**Request**
Give the number of lines in the data that hold the word "recreates", and nothing else.

**Material supplied**
☆ ☆ ☆ ☆ ☆ ☆ ☆

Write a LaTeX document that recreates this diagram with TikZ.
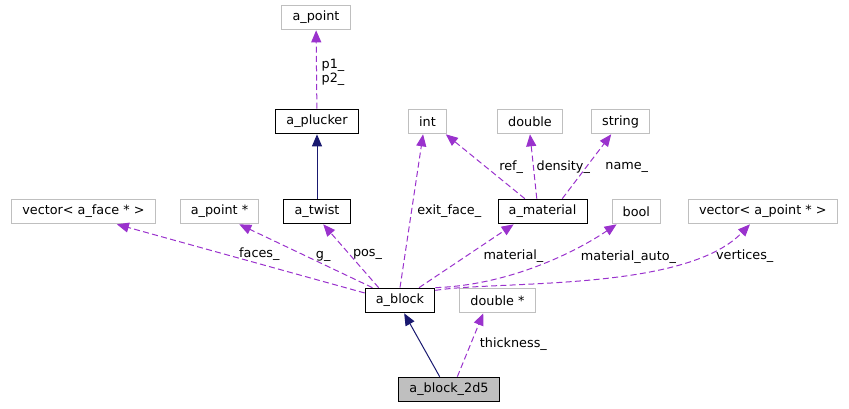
\documentclass[tikz,border=0pt]{standalone}
\usepackage{fontspec}
\setmainfont{DejaVu Sans}
\usepackage{xcolor}
\usepackage{tikz}
\usetikzlibrary{arrows.meta, positioning}

\definecolor{memberpurple}{HTML}{9A32CD}
\definecolor{basenavy}{HTML}{191970}
\definecolor{plaingray}{HTML}{BFBFBF}
\newcommand{\dxfont}{\fontsize{9.6}{10.5}\selectfont}

\begin{document}
\begin{tikzpicture}[x=0.75pt, y=0.75pt,
  box/.style={draw=#1, line width=0.75pt, minimum height=18.5pt, inner xsep=8pt, inner ysep=0pt, font=\dxfont},
  box/.default=black,
  mem/.style={-{Triangle[length=9pt, width=7.5pt]}, memberpurple, line width=0.75pt, dash pattern=on 4.5pt off 2.5pt},
  inh/.style={-{Triangle[length=9pt, width=7.5pt]}, basenavy, line width=0.75pt},
  lbl/.style={font=\dxfont, inner sep=2pt, text=black},
]
  \useasboundingbox (0,0) rectangle (849,-409);

  \node[box=plaingray] (point) at (316,-17.5) {a\_point};
  \node[box] (plucker) at (317,-121.5) {a\_plucker};
  \node[box=plaingray] (int) at (427.5,-121.5) {int};
  \node[box=plaingray, right=37.5pt of int] (double) {double};
  \node[box=plaingray, right=21pt of double] (string) {string};

  \node[box] (twist) at (317,-211.5) {a\_twist};
  \node[box=plaingray, left=18pt of twist] (pointptr) {a\_point *};
  \node[box=plaingray, left=18pt of pointptr] (faces) {vector< a\_face * >};
  \node[box] (material) at (542.5,-211.5) {a\_material};
  \node[box=plaingray, right=18pt of material] (bool) {bool};
  \node[box=plaingray, right=20pt of bool] (vertices) {vector< a\_point * >};

  \node[box] (block) at (400,-300.5) {a\_block};
  \node[box=plaingray, right=18pt of block] (doubleptr) {double *};
  \node[box, fill=plaingray] (block2d5) at (449,-389.5) {a\_block\_2d5};

  \draw[mem] (plucker) -- node[lbl, pos=.47, right=1.5pt, align=left] {p1\_\\p2\_} (point);
  \draw[inh] (twist) -- (plucker);
  \draw[mem] (block.168) -- node[lbl, pos=.425, above] {faces\_} (faces.339);
  \draw[mem] (block.155) -- node[lbl, pos=.37, above] {g\_} (pointptr.327);
  \draw[mem] (block.149) -- node[lbl, pos=.52, right=0pt] {pos\_} (twist.296);
  \draw[mem] (block.north) -- node[lbl, pos=.5, right=2pt] {exit\_face\_} (int.251);
  \draw[mem] (block.34) -- node[lbl, pos=.5, right=10.5pt] {material\_} (material.204);
  \draw[mem] (block.20) .. controls +(2:76) and +(214:47) .. node[lbl, pos=.72, below right] {material\_auto\_} (bool.213);
  \draw[mem] (block.16) .. controls +(9:64) and +(226:94) .. node[lbl, pos=.8, right=11pt] {vertices\_} (vertices.225);
  \draw[mem] (material.144) -- node[lbl, pos=.49, right=7.5pt] {ref\_} (int.325);
  \draw[mem] (material.114) -- node[lbl, pos=.49, right] {density\_} (double.south);
  \draw[mem] (material.33) -- node[lbl, pos=.49, right=12pt] {name\_} (string.234);
  \draw[inh] (block2d5.126) -- (block.288);
  \draw[mem] (block2d5.57) -- node[lbl, pos=.52, right=4.5pt] {thickness\_} (doubleptr.222);
\end{tikzpicture}
\end{document}
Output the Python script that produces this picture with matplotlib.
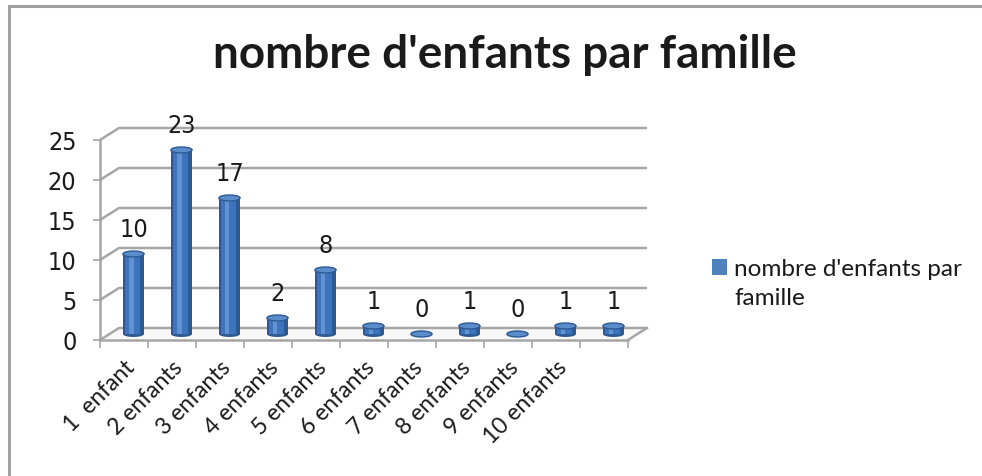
import matplotlib
matplotlib.use("Agg")
import matplotlib.pyplot as plt
from matplotlib import patches, font_manager
from matplotlib.patches import Patch
from matplotlib.font_manager import FontProperties

categories = ["1  enfant", "2 enfants", "3 enfants", "4 enfants", "5 enfants",
              "6 enfants", "7 enfants", "8 enfants", "9 enfants", "10 enfants", ""]
values = [10, 23, 17, 2, 8, 1, 0, 1, 0, 1, 1]
yticks = [0, 5, 10, 15, 20, 25]
title = "nombre d'enfants par famille"
series_name = "nombre d'enfants par\nfamille"

avail = {f.name for f in font_manager.fontManager.ttflist}
main_font = "Lato" if "Lato" in avail else "DejaVu Sans"

# look for a condensed / narrow sans face for the numbers
narrow_file = None
for pref in ["Liberation Sans Narrow", "DejaVu Sans", "Roboto", "Open Sans", "Noto Sans"]:
    for f in font_manager.fontManager.ttflist:
        if f.name.startswith(pref) and f.weight in (400, "normal", "regular") and \
                f.style == "normal" and (("Narrow" in f.name) or ("Condensed" in f.name)
                                         or f.stretch in ("condensed", "semi-condensed")):
            narrow_file = f.fname
            break
    if narrow_file:
        break


def num_font(size):
    if narrow_file:
        return FontProperties(fname=narrow_file, size=size)
    return FontProperties(family="Liberation Sans", size=size)


W, H = 982, 476
fig = plt.figure(figsize=(W / 100, H / 100), dpi=100)
fig.patch.set_facecolor("white")

# outer chart border (left & top visible)
fig.add_artist(plt.Line2D([9 / W, 9 / W], [0, 1 - 6 / H], color="#a0a0a0", lw=2.2,
                          transform=fig.transFigure))
fig.add_artist(plt.Line2D([9 / W, 1], [1 - 6 / H, 1 - 6 / H], color="#a0a0a0", lw=2.2,
                          transform=fig.transFigure))

left_px, right_px, top_px, bot_px = 100, 628, 140, 340
ax = fig.add_axes([left_px / W, 1 - bot_px / H, (right_px - left_px) / W, (bot_px - top_px) / H])
n = len(values)
ax.set_xlim(-0.5, n - 0.5)
ax.set_ylim(0, 25)
ax.patch.set_alpha(0)

# depth offset (pixels -> data units)
px_per_cat = (right_px - left_px) / n
px_per_unit = (bot_px - top_px) / 25
depth_x_px, depth_y_px = 19, 12
dx = depth_x_px / px_per_cat
dy = depth_y_px / px_per_unit

grid_col = "#a6a6a6"
for yv in yticks:
    ax.plot([-0.5, -0.5 + dx, n - 0.5 + dx], [yv, yv + dy, yv + dy], color=grid_col,
            lw=1.8, clip_on=False, zorder=1, solid_capstyle="butt")
ax.plot([n - 0.5, n - 0.5 + dx], [0, dy], color=grid_col, lw=1.8, clip_on=False, zorder=1)
ax.fill([-0.5, n - 0.5, n - 0.5 + dx, -0.5 + dx], [0, 0, dy, dy], color="#f8f8f8",
        clip_on=False, zorder=0.5)

# cylinders
bw = 0.44
ell_h = 6 / px_per_unit
cx = [i + dx / 2 for i in range(n)]
base = dy / 2
dark, mid, light = "#2d5a94", "#3e74bb", "#6a9bd6"
for x, v in zip(cx, values):
    ax.add_patch(patches.Ellipse((x, base), bw, ell_h, facecolor=dark, edgecolor="none",
                                 zorder=3, clip_on=False))
    if v > 0:
        ax.add_patch(patches.Rectangle((x - bw / 2, base), bw, v, facecolor=dark,
                                       edgecolor="none", zorder=3, clip_on=False))
        ax.add_patch(patches.Rectangle((x - bw * 0.38, base), bw * 0.7, v, facecolor=mid,
                                       edgecolor="none", zorder=3.1, clip_on=False))
        ax.add_patch(patches.Rectangle((x - bw * 0.22, base), bw * 0.22, v, facecolor=light,
                                       edgecolor="none", zorder=3.2, clip_on=False, alpha=0.8))
    ax.add_patch(patches.Ellipse((x, base + v), bw, ell_h, facecolor="#5a8ccc",
                                 edgecolor=dark, lw=1.0, zorder=3.5, clip_on=False))

# data labels
for i, v in enumerate(values):
    ax.annotate(str(v), xy=(i, v), xytext=(depth_x_px / 2, 30), textcoords="offset pixels",
                ha="center", va="center", fontproperties=num_font(18), color="#1a1a1a",
                zorder=5)

# axes styling
for s in ["top", "right"]:
    ax.spines[s].set_visible(False)
ax.spines["left"].set_color(grid_col)
ax.spines["left"].set_linewidth(1.8)
ax.spines["bottom"].set_color(grid_col)
ax.spines["bottom"].set_linewidth(1.8)
ax.set_yticks(yticks)
ax.set_yticklabels([str(t) for t in yticks], color="#1a1a1a")
for lab in ax.get_yticklabels():
    lab.set_fontproperties(num_font(18))
ax.tick_params(axis="y", length=5, width=1.2, color=grid_col, pad=12)
ax.set_xticks(range(n))
ax.set_xticklabels(categories, rotation=45, ha="right", rotation_mode="anchor",
                   fontsize=16.5, family=main_font, color="#1a1a1a")
ax.tick_params(axis="x", which="major", length=0, pad=12)
ax.set_xticks([i - 0.5 for i in range(n + 1)], minor=True)
ax.tick_params(axis="x", which="minor", length=6, width=1.2, color=grid_col, direction="out")

fig.text(0.514, 1 - 55 / H, title, ha="center", va="center", fontsize=33,
         fontweight="bold", family=main_font, color="#1a1a1a")

leg = fig.legend(handles=[Patch(facecolor="#4f81bd", edgecolor="none")], labels=[series_name],
                 loc="upper left", bbox_to_anchor=(712 / W, 1 - 259 / H), frameon=False,
                 prop={"family": main_font, "size": 17.5}, handlelength=0.62, handleheight=0.62,
                 handletextpad=0.3, borderaxespad=0, borderpad=0)
for t in leg.get_texts():
    t.set_linespacing(1.45)
    t.set_color("#1a1a1a")
try:
    for col in leg._legend_handle_box.get_children():
        for row in col.get_children():
            row.align = "top"
except Exception:
    pass

fig.savefig("out.png", dpi=100, facecolor="white")
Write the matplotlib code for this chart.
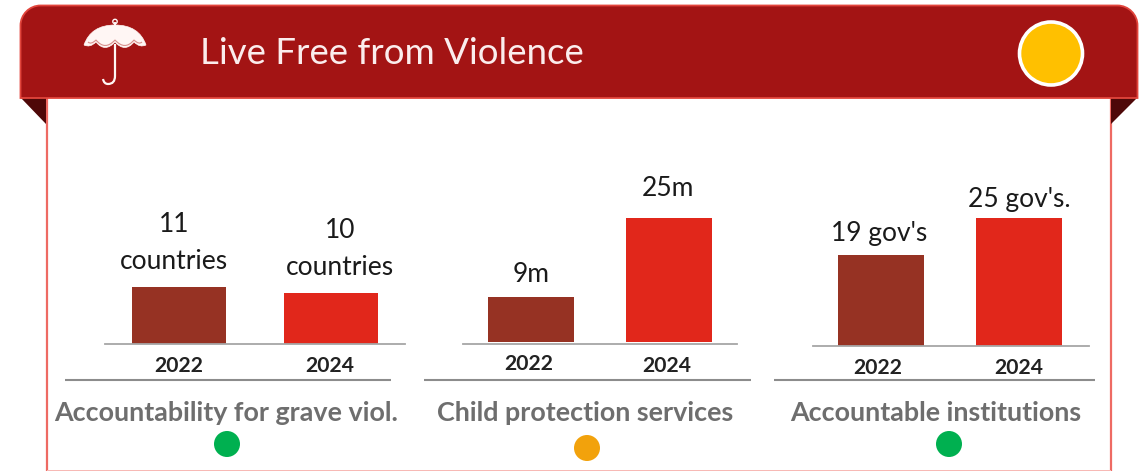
import matplotlib
matplotlib.use("Agg")
import matplotlib.pyplot as plt
from matplotlib.patches import Circle, PathPatch, Polygon, Rectangle
from matplotlib.path import Path
from matplotlib.transforms import ScaledTranslation

plt.rcParams["font.family"] = ["Lato", "DejaVu Sans"]

W, H = 1145, 471

# Data
title = "Live Free from Violence"
years = ["2022", "2024"]
grave_violations = [11, 10]
child_protection = [9, 25]
institutions = [19, 25]
grave_labels = ["11\ncountries", "10\ncountries"]
child_labels = ["9m", "25m"]
institution_labels = ["19 gov's", "25 gov's."]
panel_names = ["Accountability for grave viol.", "Child protection services", "Accountable institutions"]
panel_status = ["#00B050", "#F2A20C", "#00B050"]

# Colours
HEADER = "#A31414"
HEADER_EDGE = "#E2453C"
FOLD = "#4E0808"
BORDER = "#EE6A63"
BAR_2022 = "#963223"
BAR_2024 = "#E1271B"
RULE = "#8C8C8C"
NAME = "#6E6E6E"
ICON = "#FFF6F4"

fig = plt.figure(figsize=(W / 100, H / 100), dpi=100, facecolor="white")

# Full-figure layer measured in pixels, y running downward
canvas = fig.add_axes([0, 0, 1, 1])
canvas.set_xlim(0, W)
canvas.set_ylim(H, 0)
canvas.axis("off")

# White card under the banner, with a paler bottom edge
canvas.plot([46.5, 46.5], [96, H], color=BORDER, lw=1.6, zorder=2)
canvas.plot([1110.5, 1110.5], [96, H], color=BORDER, lw=1.6, zorder=2)
canvas.add_patch(Rectangle((46.5, 469.6), 1064, 1.4, fc="#F7B9B5", ec="none", zorder=2))

# Fold shadows at the banner ends
canvas.add_patch(Polygon([(21, 98), (46, 98), (46, 124)], fc=FOLD, ec="none", zorder=2))
canvas.add_patch(Polygon([(1111, 98), (1137, 98), (1111, 124)], fc=FOLD, ec="none", zorder=2))

# Banner with rounded top corners
left, right, top, bottom, r = 20.5, 1137.5, 5.5, 98, 20
k = 0.45 * r
banner_vertices = [
    (left, bottom), (left, top + r),
    (left, top + k), (left + k, top), (left + r, top),
    (right - r, top),
    (right - k, top), (right, top + k), (right, top + r),
    (right, bottom), (left, bottom),
]
banner_codes = [Path.MOVETO, Path.LINETO, Path.CURVE4, Path.CURVE4, Path.CURVE4, Path.LINETO,
                Path.CURVE4, Path.CURVE4, Path.CURVE4, Path.LINETO, Path.CLOSEPOLY]
canvas.add_patch(PathPatch(Path(banner_vertices, banner_codes), fc=HEADER, ec=HEADER_EDGE, lw=1.3, zorder=3))

canvas.text(200, 53, title, color="#FBEDED", fontsize=26.4, ha="left", va="center", zorder=5)
canvas.add_patch(Circle((1051, 53.5), 31.5, fc="#FFC000", ec="white", lw=2.6, zorder=5))

# Umbrella icon: canopy with scalloped hem, finial, shaft and hook
C3 = Path.CURVE3
canopy = Path(
    [(84, 45), (91, 25), (115, 25), (139, 25), (146, 45),
     (140, 48), (134, 42), (125, 53), (115, 42), (105, 53), (96, 42), (90, 48), (84, 45)],
    [Path.MOVETO, C3, C3, C3, C3, C3, C3, C3, C3, C3, C3, C3, C3],
)
canvas.add_patch(PathPatch(canopy, fc=ICON, ec=ICON, lw=0.5, zorder=5))
hem = Path(
    [(88, 42), (91, 45), (96, 40), (105, 51), (115, 40), (125, 51), (134, 40), (139, 45), (142, 42)],
    [Path.MOVETO, C3, C3, C3, C3, C3, C3, C3, C3],
)
canvas.add_patch(PathPatch(hem, fc="none", ec="#D98F8C", lw=0.8, zorder=6))
canvas.add_patch(Circle((115, 21.5), 2.2, fc="none", ec=ICON, lw=1.0, zorder=5))
canvas.plot([115, 115], [23, 27], color=ICON, lw=1.4, zorder=5)
shaft = Path([(115, 44), (115, 76), (115, 84), (108, 84), (104, 84), (103, 79)],
             [Path.MOVETO, Path.LINETO, C3, C3, C3, C3])
canvas.add_patch(PathPatch(shaft, fc="none", ec=ICON, lw=1.6, zorder=5))

# Chart panels: axis extent, baseline, bar centres and value-axis limits
panels = [
    dict(values=grave_violations, labels=grave_labels, x0=105, x1=405, base=344, centers=(179, 331),
         bar_px=94, ylim=(1.67, 36.67), label_xy=[(174, 243), (340, 249)],
         tick_xy=((179, 366.5), (330, 366.5)), rule=(65, 391), name_x=226.5, dot=(227, 444)),
    dict(values=child_protection, labels=child_labels, x0=463, x1=737, base=344, centers=(531, 669),
         bar_px=86, ylim=(-0.4, 42.6), label_xy=[(531, 275), (668, 189)],
         tick_xy=((528.5, 363.5), (666.5, 366.5)), rule=(424, 751), name_x=585.5, dot=(587, 448)),
    dict(values=institutions, labels=institution_labels, x0=813, x1=1089, base=346, centers=(881, 1019),
         bar_px=86, ylim=(3.83, 39.67), label_xy=[(879, 233), (1019, 199)],
         tick_xy=((877.5, 367.5), (1019, 367.5)), rule=(774, 1095), name_x=936, dot=(949, 444)),
]

AXES_TOP = 130
for p, name, status in zip(panels, panel_names, panel_status):
    ax = fig.add_axes([p["x0"] / W, 1 - p["base"] / H, (p["x1"] - p["x0"]) / W, (p["base"] - AXES_TOP) / H])
    ax.patch.set_alpha(0)
    spacing = p["centers"][1] - p["centers"][0]
    ax.set_xlim((p["x0"] - p["centers"][0]) / spacing, (p["x1"] - p["centers"][0]) / spacing)
    ax.set_ylim(*p["ylim"])
    ax.bar(range(len(years)), p["values"], width=p["bar_px"] / spacing, color=[BAR_2022, BAR_2024], zorder=2)

    for s in ("top", "left", "right"):
        ax.spines[s].set_visible(False)
    ax.spines["bottom"].set_color("#A6A6A6")
    ax.spines["bottom"].set_linewidth(1.3)
    ax.set_yticks([])
    ax.set_xticks(range(len(years)), years)
    ax.tick_params(axis="x", length=0, pad=0)
    for tick_label, center, (x, y) in zip(ax.get_xticklabels(), p["centers"], p["tick_xy"]):
        tick_label.set_fontsize(15.2)
        tick_label.set_fontweight("bold")
        tick_label.set_color("#222222")
        tick_label.set_va("center")
        shift = ScaledTranslation((x - center) / 100, -(y - p["base"]) / 100, fig.dpi_scale_trans)
        tick_label.set_transform(tick_label.get_transform() + shift)

    for text, (x, y) in zip(p["labels"], p["label_xy"]):
        canvas.text(x, y, text, color="#1A1A1A", fontsize=19, ha="center", va="center",
                    linespacing=1.6, zorder=6)

    canvas.plot(p["rule"], [380, 380], color=RULE, lw=1.5, solid_capstyle="butt", zorder=4)
    canvas.text(p["name_x"], 413, name, color=NAME, fontsize=19.4, fontweight="bold",
                ha="center", va="center", zorder=6)
    canvas.add_patch(Circle(p["dot"], 13, fc=status, ec="none", zorder=4))

fig.savefig("out.png", dpi=100)
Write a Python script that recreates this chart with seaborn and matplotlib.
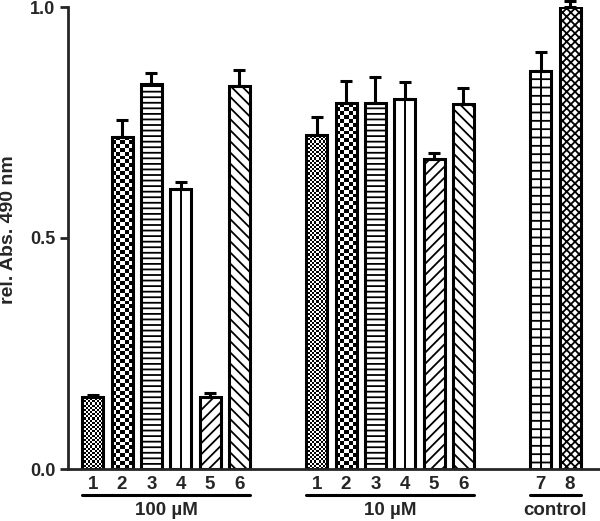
import numpy as np
import pandas as pd
import matplotlib
matplotlib.use("Agg")
import matplotlib.pyplot as plt
import seaborn as sns

# data
groups = ["100 µM", "10 µM", "control"]
bar_labels = [["1", "2", "3", "4", "5", "6"],
              ["1", "2", "3", "4", "5", "6"],
              ["7", "8"]]
values_100 = [0.156, 0.719, 0.833, 0.606, 0.156, 0.829]
errors_100 = [0.005, 0.036, 0.024, 0.015, 0.009, 0.035]
values_10 = [0.723, 0.792, 0.792, 0.801, 0.671, 0.790]
errors_10 = [0.039, 0.048, 0.056, 0.037, 0.013, 0.035]
values_ctrl = [0.861, 1.000]
errors_ctrl = [0.042, 0.012]

sns.set_style("ticks")
plt.rcParams["font.family"] = ["Liberation Sans", "DejaVu Sans"]
plt.rcParams["font.weight"] = "bold"
plt.rcParams["hatch.linewidth"] = 1.3

# build table, leaving a gap between groups
gap = 2.63
rows = []
start = 0.0
for g, labs, vals, errs in zip(groups, bar_labels,
                               [values_100, values_10, values_ctrl],
                               [errors_100, errors_10, errors_ctrl]):
    for i, (lab, v, e) in enumerate(zip(labs, vals, errs)):
        rows.append({"group": g, "label": lab, "pos": start + i, "value": v, "err": e})
    start = start + len(labs) - 1 + gap
df = pd.DataFrame(rows)

fig = plt.figure(figsize=(6, 5.21), dpi=100)
ax = fig.add_axes([68 / 600, 52 / 521, 532 / 600, 462 / 521])

sns.barplot(data=df, x="pos", y="value", native_scale=True, width=0.715,
            color="white", saturation=1, edgecolor="black", linewidth=2.2,
            errorbar=None, ax=ax, zorder=2)

ax.errorbar(df["pos"], df["value"], yerr=[np.zeros(len(df)), df["err"]],
            fmt="none", ecolor="black", elinewidth=2.2, capsize=4.3,
            capthick=2.2, zorder=3, clip_on=False)

# fill patterns by bar label
hatches = {"3": "---", "5": "///", "6": "\\\\\\", "7": "--", "8": "xxxx"}
checkers = {"1": (10, 0.0046), "2": (5, 0.0085)}
for patch, lab in zip(ax.patches, df["label"]):
    x0, y0 = patch.get_x(), patch.get_y()
    w, h = patch.get_width(), patch.get_height()
    if lab in hatches:
        patch.set_hatch(hatches[lab])
    if lab in checkers:
        nx, cell_h = checkers[lab]
        ny = max(1, int(round(h / cell_h)))
        arr = (np.add.outer(np.arange(ny), np.arange(nx)) % 2).astype(float)
        patch.set_facecolor("none")
        im = ax.imshow(arr, cmap="gray_r", extent=(x0, x0 + w, y0, y0 + h),
                       aspect="auto", interpolation="nearest", zorder=1.5,
                       vmin=0, vmax=1)
        im.set_clip_path(patch)
    if lab in ("4", "7"):
        ax.plot([x0 + w / 2, x0 + w / 2], [y0, y0 + h], color="black",
                lw=1.4, zorder=2.1)

ax.set_xlim(-0.84, 17.28)
ax.set_ylim(0, 1.0)
ax.set_yticks([0, 0.5, 1.0])
ax.set_yticklabels(["0.0", "0.5", "1.0"], fontsize=13, fontweight="bold")
ax.set_xticks(df["pos"])
ax.set_xticklabels(df["label"], fontsize=13.5, fontweight="bold")
ax.tick_params(axis="x", length=0, pad=5)
ax.tick_params(axis="y", length=6, width=2, pad=3)
ax.set_xlabel("")
ax.set_ylabel("rel. Abs. 490 nm", fontsize=14, fontweight="bold")
ax.yaxis.set_label_coords(-0.096, 0.519)
for s in ["left", "bottom"]:
    ax.spines[s].set_linewidth(2)
sns.despine(ax=ax)

# group underlines and names
trans = ax.get_xaxis_transform()
for g in groups:
    sub = df[df["group"] == g]
    left = sub["pos"].min() - 0.36
    right = sub["pos"].max() + 0.36
    ax.plot([left, right], [-0.057, -0.057], color="black", lw=2.2,
            transform=trans, clip_on=False)
    ax.text((left + right) / 2, -0.089, g, transform=trans, ha="center",
            va="center", fontsize=13.5, fontweight="bold")

fig.savefig("out.png", dpi=100)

☆ ☆ ☆ ☆ ☆ ☆ ☆

**Response to this task**
2